Solennità di Cristo Re dell’universo – 34a domenica del Tempo Ordinario B
«Sono nato e sono venuto nel mondo per rendere testimonianza alla verità… Non lui, ma Barabba».
Come sei buono, mio Dio, a sforzarti in ogni occasione di fare del bene alle anime! Non rispondi nulla ai giudici quando si tratta di difenderti; ma parli loro dettagliatamente e con bontà quando c’è motivo di provare a convertirli… Come sei buono, mio Dio, a soffrire per l’amore nostro (poiché tutto ciò che fai quaggiù, lo fai sia per la gloria di Dio, per giustizia, sia per il nostro bene, per bontà e amore nostro) tanti obbrobri: trascinato legato per le strade della città, condotto di tribunale in tribunale, carico di accuse, di ingiurie e di colpi, coperto di vociferazioni dalla plebaglia, messo al di sotto di un brigante!

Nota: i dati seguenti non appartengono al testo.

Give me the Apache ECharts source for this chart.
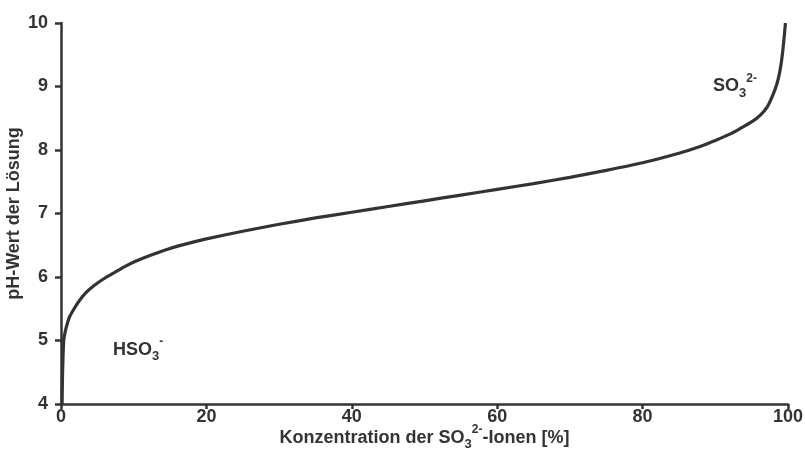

Cerchiamo in tutto, sempre, di fare del bene alle anime; ma per questo, prima di tutto, santifichiamo noi stessi: non dimentichiamo che non possiamo fare alcun bene agli altri se non a condizione di essere santi noi stessi. Se siamo santi, faremo naturalmente e necessariamente del bene alle anime, anche senza azione apparente verso di loro, come ne fece loro santa Maddalena alla Sainte-Baume, Giuseppe a Nazareth; se non siamo santi, tutti i nostri sforzi, per quanto grandi siano, non potranno produrre ombra di bene. Per donare, bisogna avere; per rendere santi, bisogna esserlo; affinché Dio doni alle nostre opere interiori o esteriori questa benedizione che sola le rende feconde, bisogna amarlo, meritare questa benedizione con il nostro amore, amore nel quale consiste la santità. Rendiamo testimonianza alla verità, non dicendola sempre a tutti, spesso si può e si deve tacerla; Gesù la tace spesso: tace davanti a Erode; dice «Non gettate le vostre perle ai porci»; dice: «Non vi dico questo ora, lo Spirito ve lo dirà più tardi»; ma quando bisogna dirla, diciamola come lui senza timore, senza esitazione; come Nostro Signore dice ai Pontefici che è il Messia, a Pilato che è re… Riceviamo con gioia, benedizione, riconoscenza, amore, ogni disprezzo, ogni sdegno, ogni umiliazione, ogni cattiva parola e ogni cattivo trattamento, sull’esempio di Gesù, offrendogli amorevolmente questo sacrificio, felici di poterglielo offrire e desiderando di offrirgliene sempre e sempre di più [1].
[1] M/510, su Gv 18,24-40, in C. de Foucauld, L’imitation du Bien-Aimé, 268-269; tr. it., “Stabilirci nell’amore di Dio…”. Meditazioni sul vangelo di Giovanni, ed. A. Fraccaro, Glossa, Milano 2009, 303.305.307.